Hier wirst du bestimmt was finden! 
http://www.frosthelm.de/content/index_ger.html


----------



## D.S.G (11. März 2006)

Stinky Biker schrieb:
			
		

> hi leute
> könnt ihr mir helfen ein paar neue trails zu finden bzw. mir eine nachricht schreibt wenn ihr gute drops kennt !!!!????
> gibt es eigentlich in bonn oder köln irgend wo northshore bitte helft mir weiter !!
> euer
> Stinky Biker


JO wie der  hendrik schon gesagt -
ansonsten solls in siegburg noch was geben.
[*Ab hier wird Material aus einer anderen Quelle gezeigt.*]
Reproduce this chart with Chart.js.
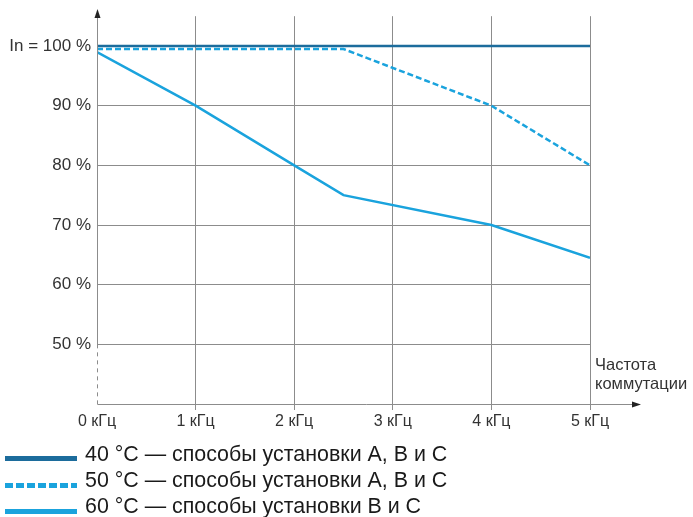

Wenn der Lipoly nett ist, lässt der dich mal auf seinen NS fahren. 

DAvid


----------



## Lipoly (11. März 2006)

Kona-Rider schrieb:
			
		

> Wenn der Lipoly nett ist, lässt der dich mal auf seinen NS fahren.
> 
> DAvid



der lipoly is immer nett und hat den stinky biker schon im MSN geäddet


mfg lars


----------



## D.S.G (11. März 2006)

Lipoly schrieb:
			
		

> der lipoly is immer nett und hat den stinky biker schon im MSN geäddet
> 
> 
> mfg lars


----------



## Stinky Biker (14. März 2006)

hi leute 
cool ihr seid echt alle ziemlich korrekt bin heute abend um 7 mal on !!!! 
können dann ja weiter reden
gruß lucas


----------



## Stinky Biker (14. März 2006)

hi danke das du mir geholfen hast aber auser der bmx strecke sind dort mehr so trails um touren zu fahren !!!!! hast du noch ne gute adresse für downhill trails ???


----------



## Lipoly (14. März 2006)

komm doch einfach in msn online *tzzzzz*


----------



## SFA (14. März 2006)

wie Marcy1 schon bemerkte..... www.frosthelm.de
Da gibt's auch nette DH-Strecken !


----------